# Problem to work on
Show every line containing "this" by copying it.

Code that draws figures

────

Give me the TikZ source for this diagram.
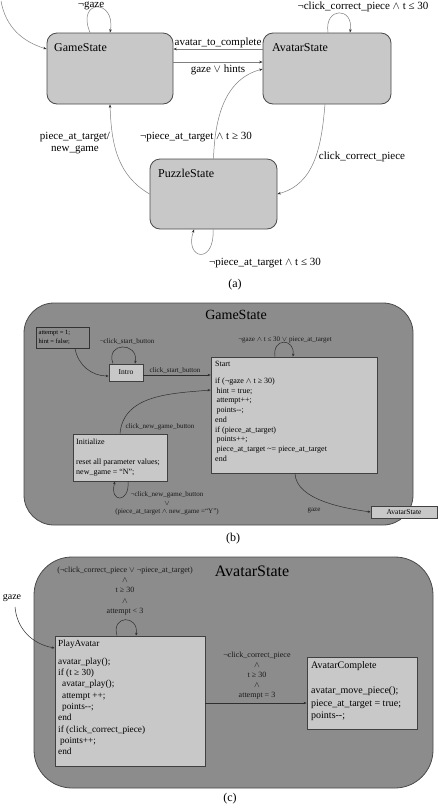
\documentclass[tikz,border=0pt]{standalone}
\usepackage{fontspec}
\setmainfont{Liberation Serif}
\usetikzlibrary{arrows.meta}
\definecolor{boxfill}{HTML}{C8C8C8}
\definecolor{bigfill}{HTML}{8C8C8C}
\definecolor{edgec}{HTML}{4A4A4A}
\definecolor{arra}{HTML}{7F7F7F}
\definecolor{arrb}{HTML}{2E2E2E}
\newcommand{\AND}{\ensuremath{\wedge}}
\newcommand{\OR}{\ensuremath{\vee}}
\begin{document}
\begin{tikzpicture}[x=1pt, y=1pt,
  abox/.style={draw=edgec, fill=boxfill, rounded corners=10pt, line width=0.8pt, inner sep=0pt},
  bigbox/.style={draw=edgec, fill=bigfill, line width=0.8pt, inner sep=0pt},
  ibox/.style={draw=black!75, fill=boxfill, line width=0.7pt, inner sep=0pt},
  aarr/.style={draw=arra, line width=0.5pt, -{Stealth[length=3.5pt,width=2.6pt,color=black!80]}},
  barr/.style={draw=arrb, line width=0.5pt, -{Stealth[length=3pt,width=2.4pt]}},
  txt/.style={inner sep=0pt, align=left},
  ctr/.style={inner sep=0pt, align=center},
  stA/.style={inner sep=0pt, font=\fontsize{12}{14}\selectfont},
  lbA/.style={ctr, font=\fontsize{11}{12}\selectfont},
  lbB/.style={ctr, font=\fontsize{7}{8.5}\selectfont, text=black!90},
  lbC/.style={ctr, font=\fontsize{8}{10.1}\selectfont, text=black!90},
]
\fill[white] (0,0) rectangle (439,-807);
\useasboundingbox (0,0) rectangle (439,-807);
% ---------------- (a) ----------------
\node[abox, minimum width=126pt, minimum height=71pt] (gs) at (110,-68.5) {};
\node[abox, minimum width=128pt, minimum height=71pt] (as) at (327,-68.5) {};
\node[abox, minimum width=127pt, minimum height=70pt] (ps) at (213.5,-194) {};
\node[stA, anchor=west] (gsT) at (54,-48) {GameState};
\node[stA, anchor=west] (asT) at (272,-48) {AvatarState};
\node[stA, anchor=west] (psT) at (158,-173) {PuzzleState};
\coordinate (a0) at (1,-1);
\draw[aarr] (a0) to[out=-80, in=163] ([yshift=19.5pt]gs.west);
\draw[aarr] ([xshift=-20pt]gs.north) .. controls +(-14,34) and +(6,34) .. (gs.north);
\node[lbA] (la1) at (91,-5.5) {¬gaze};
\draw[aarr] ([yshift=19.5pt]as.west) -- ([yshift=19.5pt]gs.east);
\node[lbA] (la2) at (218,-43) {avatar\_to\_complete};
\draw[aarr] ([yshift=6.5pt]gs.east) -- ([yshift=6.5pt]as.west);
\node[lbA] (la3) at (218,-69.5) {gaze \OR\ hints};
\draw[aarr] ([xshift=1pt]as.north) .. controls +(-4,26) and +(4,26) .. ([xshift=23pt]as.north);
\node[lbA] (la4) at (363,-7) {¬click\_correct\_piece \AND\ t ≤ 30};
\draw[aarr] (ps.north) to[out=88, in=195] ([yshift=-0.5pt]as.west);
\node[lbA] (la5) at (196,-137) {¬piece\_at\_target \AND\ t ≥ 30};
\draw[aarr] ([xshift=-2pt]as.south) to[out=-95, in=15] (ps.east);
\node[lbA] (la6) at (362,-157) {click\_correct\_piece};
\draw[aarr] (ps.west) to[out=150, in=-88] (gs.south);
\node[lbA] (la7) at (75,-143) {piece\_at\_target/\\new\_game};
\draw[aarr] ([xshift=-0.5pt]ps.south) .. controls +(2,-36) and +(-10,-30) .. ([xshift=-19.5pt]ps.south);
\node[lbA] (la8) at (265,-263) {¬piece\_at\_target \AND\ t ≤ 30};
\node[stA] (capa) at (235,-285) {(a)};
% ---------------- (b) ----------------
\node[bigbox, rounded corners=30pt, minimum width=389pt, minimum height=222pt] (gsB) at (218.5,-414) {};
\node[inner sep=0pt, font=\fontsize{14}{16}\selectfont] (gsBT) at (236,-315) {GameState};
\node[draw=black!80, fill=bigfill, line width=0.8pt, inner sep=0pt, minimum width=53pt, minimum height=21pt] (initB) at (62.5,-337.5) {};
\node[txt, anchor=north west, font=\fontsize{6.5}{8.7}\selectfont] (initBT) at (38.5,-330.5) {attempt = 1;\\hint = false;};
\node[ibox, minimum width=34pt, minimum height=17pt, font=\fontsize{7.5}{9}\selectfont] (intro) at (126,-372.5) {Intro};
\node[ibox, minimum width=166pt, minimum height=116pt] (start) at (294,-415) {};
\node[txt, anchor=north west, font=\fontsize{8}{9.7}\selectfont] (startT) at (215,-361) {Start\\[7.3pt]if (¬gaze \AND\ t ≥ 30)\\\hspace{1.5pt}hint = true;\\\hspace{1.5pt}attempt++;\\\hspace{1.5pt}points{-}{-};\\end\\if (piece\_at\_target)\\\hspace{1.5pt}points++;\\\hspace{1.5pt}piece\_at\_target \textasciitilde= piece\_at\_target\\end};
\node[ibox, minimum width=94pt, minimum height=47pt] (initz) at (120,-457.5) {};
\node[txt, anchor=north west, font=\fontsize{8}{10}\selectfont] (initzT) at (76,-439) {Initialize\\[10pt]reset all parameter values;\\new\_game = “N”;};
\draw[barr] ([xshift=12.5pt]initB.south) to[out=-80, in=180] ([yshift=-3.5pt]intro.west);
\draw[barr] ([xshift=-13pt]intro.north) .. controls +(-8,22) and +(4,22) .. ([xshift=9pt]intro.north);
\node[lbB] (lb1) at (127,-342) {¬click\_start\_button};
\draw[barr] ([yshift=-2.5pt]intro.east) -- ([yshift=40pt]start.west);
\node[lbB] (lb2) at (175,-371) {click\_start\_button};
\draw[barr] ([xshift=-19pt]start.north) .. controls +(-3,19) and +(2,19) .. ([xshift=-1pt]start.north);
\node[lbB] (lb3) at (285,-340) {¬gaze \AND\ t ≤ 30 \OR\ piece\_at\_target};
\draw[barr] (initz.north) to[out=85, in=185] ([yshift=25pt]start.west);
\node[lbB] (lb4) at (160,-427) {click\_new\_game\_button};
\draw[barr] ([xshift=8pt]initz.south) .. controls +(2,-22) and +(-6,-22) .. ([xshift=-5pt]initz.south);
\node[lbB] (lb5) at (167,-503.5) {¬click\_new\_game\_button\\\OR\\(piece\_at\_target \AND\ new\_game =“Y”)};
\node[ibox, minimum width=66pt, minimum height=12pt, font=\fontsize{7.5}{9}\selectfont] (avS) at (404,-512) {AvatarState};
\draw[barr] ([xshift=1pt]start.south) to[out=-88, in=172, looseness=0.8] (avS.west);
\node[lbB] (lb6) at (314,-510) {gaze};
\node[stA] (capb) at (233,-539) {(b)};
% ---------------- (c) ----------------
\node[bigbox, rounded corners=38pt, minimum width=399pt, minimum height=231pt] (asB) at (233.5,-672.5) {};
\node[inner sep=0pt, font=\fontsize{16}{18}\selectfont] (asBT) at (252,-571) {AvatarState};
\node[lbC] (lc1) at (125,-591) {(¬click\_correct\_piece \OR\ ¬piece\_at\_target)\\\AND\\t ≥ 30\\\AND\\attempt < 3};
\node[ibox, minimum width=150pt, minimum height=130pt] (pa) at (130,-701) {};
\node[txt, anchor=north west, font=\fontsize{9.3}{11.3}\selectfont] (paT) at (58,-639.6) {PlayAvatar\\[6.7pt]avatar\_play();\\if (t ≥ 30)\\\hspace{4pt}avatar\_play();\\\hspace{4pt}attempt ++;\\\hspace{4pt}points{-}{-};\\end\\if (click\_correct\_piece)\\\hspace{2pt}points++;\\end};
\draw[barr] ([xshift=-13pt]pa.north) .. controls +(-6,21) and +(3,21) .. ([xshift=6pt]pa.north);
\node[ibox, minimum width=110pt, minimum height=72pt] (ac) at (362,-693) {};
\node[txt, anchor=north west, font=\fontsize{10}{12.5}\selectfont] (acT) at (311,-661.4) {AvatarComplete\\[12.5pt]avatar\_move\_piece();\\piece\_at\_target = true;\\points{-}{-};};
\node[inner sep=0pt, font=\fontsize{10}{12}\selectfont] (lc2) at (12,-598) {gaze};
\coordinate (gz0) at (15,-607);
\draw[barr] (gz0) to[out=-85, in=170] ([yshift=53pt]pa.west);
\draw[barr] ([yshift=-2pt]pa.east) -- ([yshift=-10pt]ac.west);
\node[lbC] (lc3) at (257,-675.5) {¬click\_correct\_piece\\\AND\\t ≥ 30\\\AND\\attempt = 3};
\node[stA] (capc) at (230,-799) {(c)};
\end{tikzpicture}
\end{document}
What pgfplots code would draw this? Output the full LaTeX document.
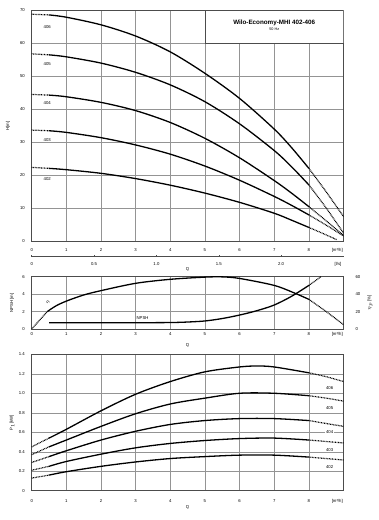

────

# Task response
Give me the TikZ source for this diagram.
What pgfplots code would draw this? Output the full LaTeX document.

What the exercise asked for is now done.